## [Listed entries]
....
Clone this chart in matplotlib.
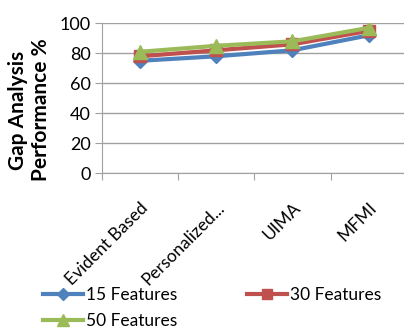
....
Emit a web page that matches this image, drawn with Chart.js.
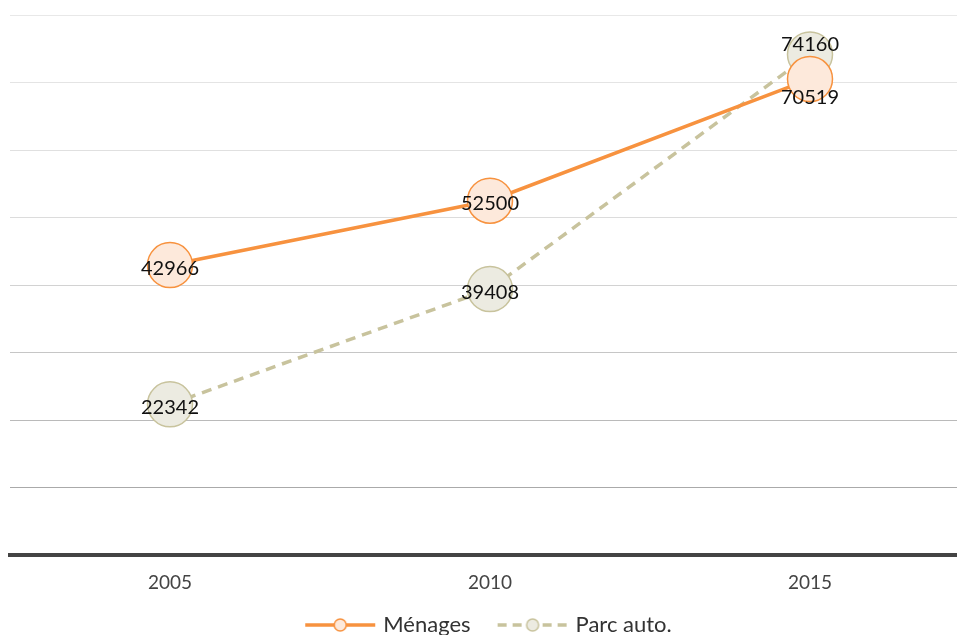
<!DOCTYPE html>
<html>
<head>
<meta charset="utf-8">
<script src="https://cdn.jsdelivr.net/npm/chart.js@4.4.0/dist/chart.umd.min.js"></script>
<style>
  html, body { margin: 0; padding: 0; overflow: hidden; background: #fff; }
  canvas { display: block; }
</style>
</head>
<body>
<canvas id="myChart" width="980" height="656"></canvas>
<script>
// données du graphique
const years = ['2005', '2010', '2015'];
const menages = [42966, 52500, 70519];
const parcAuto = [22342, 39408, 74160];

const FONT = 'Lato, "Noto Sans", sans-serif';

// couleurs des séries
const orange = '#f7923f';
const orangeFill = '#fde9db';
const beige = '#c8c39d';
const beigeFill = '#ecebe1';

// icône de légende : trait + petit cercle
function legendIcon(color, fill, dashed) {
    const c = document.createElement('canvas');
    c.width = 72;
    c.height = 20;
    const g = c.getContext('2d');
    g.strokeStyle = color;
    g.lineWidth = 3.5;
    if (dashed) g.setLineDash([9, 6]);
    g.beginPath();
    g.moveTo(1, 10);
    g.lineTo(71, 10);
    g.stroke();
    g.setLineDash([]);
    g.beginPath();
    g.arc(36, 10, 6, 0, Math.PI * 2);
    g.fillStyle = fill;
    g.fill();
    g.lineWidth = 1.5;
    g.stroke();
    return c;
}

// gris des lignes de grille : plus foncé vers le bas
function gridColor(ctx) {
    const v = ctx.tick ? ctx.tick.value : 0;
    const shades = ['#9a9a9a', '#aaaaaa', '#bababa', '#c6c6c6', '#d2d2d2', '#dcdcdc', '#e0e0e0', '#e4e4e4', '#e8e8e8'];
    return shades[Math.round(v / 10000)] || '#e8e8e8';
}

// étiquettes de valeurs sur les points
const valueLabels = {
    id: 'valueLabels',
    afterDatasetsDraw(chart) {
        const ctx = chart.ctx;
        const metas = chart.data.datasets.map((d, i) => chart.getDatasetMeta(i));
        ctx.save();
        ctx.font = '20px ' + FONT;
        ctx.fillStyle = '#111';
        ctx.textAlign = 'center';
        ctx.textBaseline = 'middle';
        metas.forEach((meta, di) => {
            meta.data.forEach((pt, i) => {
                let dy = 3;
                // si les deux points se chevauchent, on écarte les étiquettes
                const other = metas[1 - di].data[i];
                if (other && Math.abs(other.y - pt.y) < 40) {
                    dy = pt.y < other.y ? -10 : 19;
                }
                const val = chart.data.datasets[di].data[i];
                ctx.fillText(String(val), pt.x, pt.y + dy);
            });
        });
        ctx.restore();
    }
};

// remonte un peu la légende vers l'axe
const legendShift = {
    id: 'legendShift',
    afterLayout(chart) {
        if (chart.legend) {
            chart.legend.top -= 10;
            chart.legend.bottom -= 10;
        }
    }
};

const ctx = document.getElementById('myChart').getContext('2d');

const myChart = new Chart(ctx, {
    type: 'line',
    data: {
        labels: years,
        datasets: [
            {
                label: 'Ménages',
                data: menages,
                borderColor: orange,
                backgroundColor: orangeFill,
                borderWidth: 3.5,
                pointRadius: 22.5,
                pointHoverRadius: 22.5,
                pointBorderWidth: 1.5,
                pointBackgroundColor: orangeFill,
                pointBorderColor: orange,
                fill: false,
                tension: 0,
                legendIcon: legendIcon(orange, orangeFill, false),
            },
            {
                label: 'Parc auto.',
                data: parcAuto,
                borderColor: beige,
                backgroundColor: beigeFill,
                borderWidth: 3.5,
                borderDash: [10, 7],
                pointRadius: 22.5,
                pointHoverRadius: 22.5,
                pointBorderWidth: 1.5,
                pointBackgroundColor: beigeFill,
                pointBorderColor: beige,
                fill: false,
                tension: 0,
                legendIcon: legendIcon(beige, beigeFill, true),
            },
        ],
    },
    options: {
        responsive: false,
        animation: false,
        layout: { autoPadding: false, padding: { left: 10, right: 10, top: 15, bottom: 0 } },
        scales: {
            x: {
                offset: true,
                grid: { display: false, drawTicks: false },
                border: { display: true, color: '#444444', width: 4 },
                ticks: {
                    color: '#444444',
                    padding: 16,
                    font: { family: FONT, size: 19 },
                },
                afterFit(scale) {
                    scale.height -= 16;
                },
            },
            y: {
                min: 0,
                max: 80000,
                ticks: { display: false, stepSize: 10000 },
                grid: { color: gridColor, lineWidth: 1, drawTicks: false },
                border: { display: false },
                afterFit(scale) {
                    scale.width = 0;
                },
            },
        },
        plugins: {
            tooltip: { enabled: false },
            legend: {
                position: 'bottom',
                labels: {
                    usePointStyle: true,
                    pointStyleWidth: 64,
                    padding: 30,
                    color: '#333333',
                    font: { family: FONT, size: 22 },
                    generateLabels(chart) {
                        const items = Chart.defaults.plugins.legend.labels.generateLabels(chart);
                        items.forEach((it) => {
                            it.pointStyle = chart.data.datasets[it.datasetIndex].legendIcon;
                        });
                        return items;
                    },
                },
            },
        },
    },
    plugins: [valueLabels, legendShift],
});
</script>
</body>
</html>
....
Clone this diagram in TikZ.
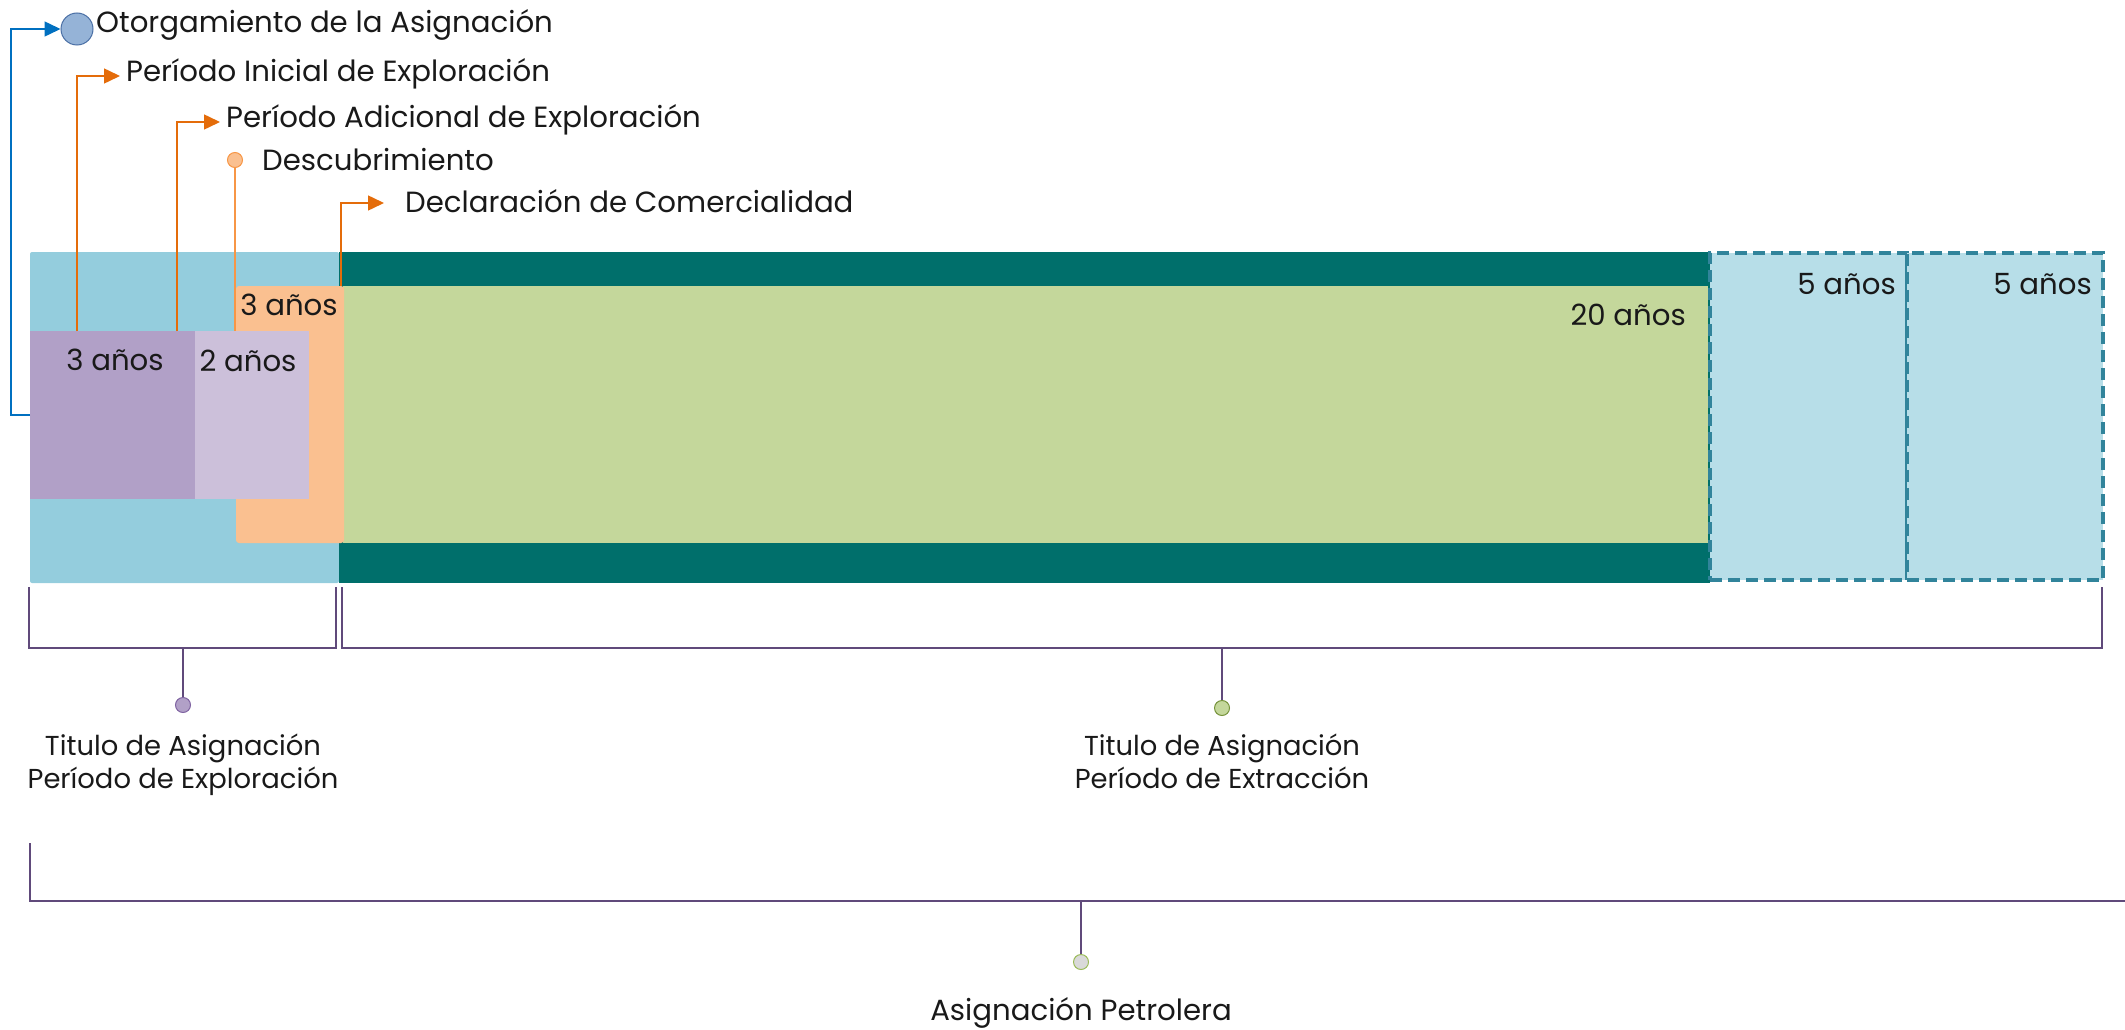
....
## [Job]
Out of the preceding entries, pull every line containing the string "this".

## [Correct result]
Clone this chart in matplotlib.
Emit a web page that matches this image, drawn with Chart.js.
Clone this diagram in TikZ.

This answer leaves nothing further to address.